Is the only solution to further limit the query so that it returns less results?
EDIT
Results of an EXPLAIN on my query
id select_type table type key key key_len ref rows Extra
1 SIMPLE m index PRIMARY PRIMARY 4 NULL 2790717 Using index
1 SIMPLE ma ref match,attribute match 4 opta_matches2.m.id 2 Using where
How I am timing my SQL query
$time_pre = microtime(true);
$quer = $db->query($sql);
$time_post = microtime(true);
$exec_time = $time_post - $time_pre;
Data from slow query log
# Thread_id: 15 Schema: opta_matches2 QC_hit: No
# Query_time: 15.594386 Lock_time: 0.000089 Rows_sent: 923962 Rows_examined: 15688514
# Rows_affected: 0 Bytes_sent: 10726615
I am ok with dealing with a 15 second query if it is because that is how long it takes the data to move over the network, but if the query or my table can be optimized that is the best solution
The row count is not the issue, the following query
select m.id from matchOverview m
join matchAttributes ma on ma.match_id=m.id and ma.attribute_id in (1,2,3,4)
group by m.id
having sum(case when ma.attribute_id in (3,4)
then ma.attribute_value end) > 8
and sum(case when ma.attribute_id in (1,2)

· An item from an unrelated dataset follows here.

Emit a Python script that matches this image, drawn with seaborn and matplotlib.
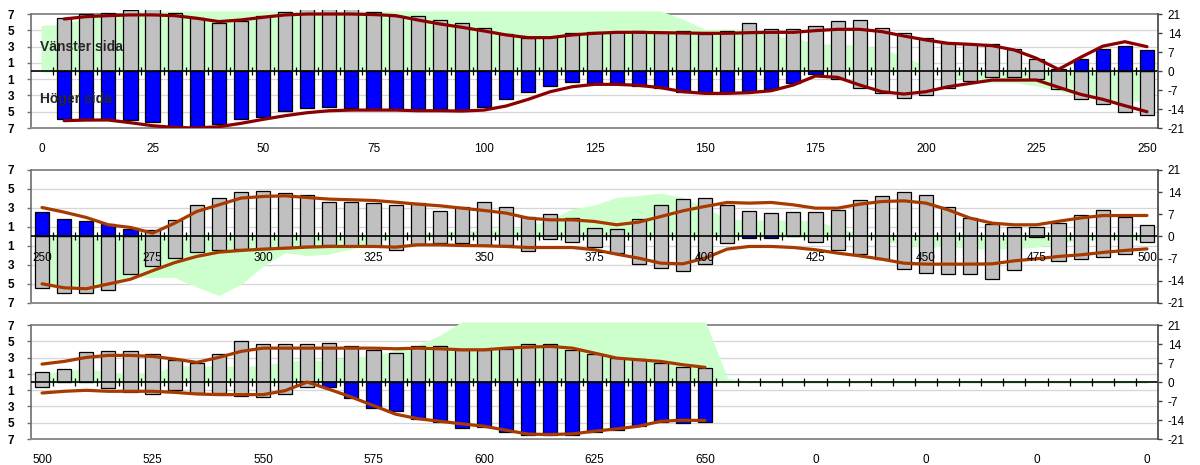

then ma.attribute_value end) = 0;
returns only 24 rows but also takes ~15 seconds
CodePudding user response:
phpMyAdmin doesn't give you all results, it also using limit to default 25 results.
If you change this limit by changing "Number of rows" select box or type the limit in query, It will take more time to run the query.
CodePudding user response:
I think if you rewrote the conditions, at a minimum you might find something out. For instance, I think this does the same as the second example (the 24 results one);
SELECT
m.id
, at.total_12
, at.total_34
FROM matchOverview AS m
JOIN (
SELECT
m.id
, SUM(IF (ma.attribute_id IN(1,2), ma.attribute_value, 0)) AS total_12
, SUM(IF (ma.attribute_id IN(3,4), ma.attribute_value, 0)) AS total_34
FROM matchAttributes AS ma
WHERE m.id = ma.match_id
AND ma.attribute_id IN(1,2,3,4)
GROUP BY m.id
) AS at
WHERE at.total_12 > 0
AND at.total_34 > 8
It's more verbose, but it could help triangulate where the bottleneck(s) come from more readily.
For instance, if (a working) version of the above is still slow, then run the inner query with the GROUP BY
intact. Still slow? Remove the GROUP BY
. Move the GROUP BY/SUM
into the outer query, what happens?
That kinda thing. I can't run it so I can't work out a more precise answer, which I would like to know.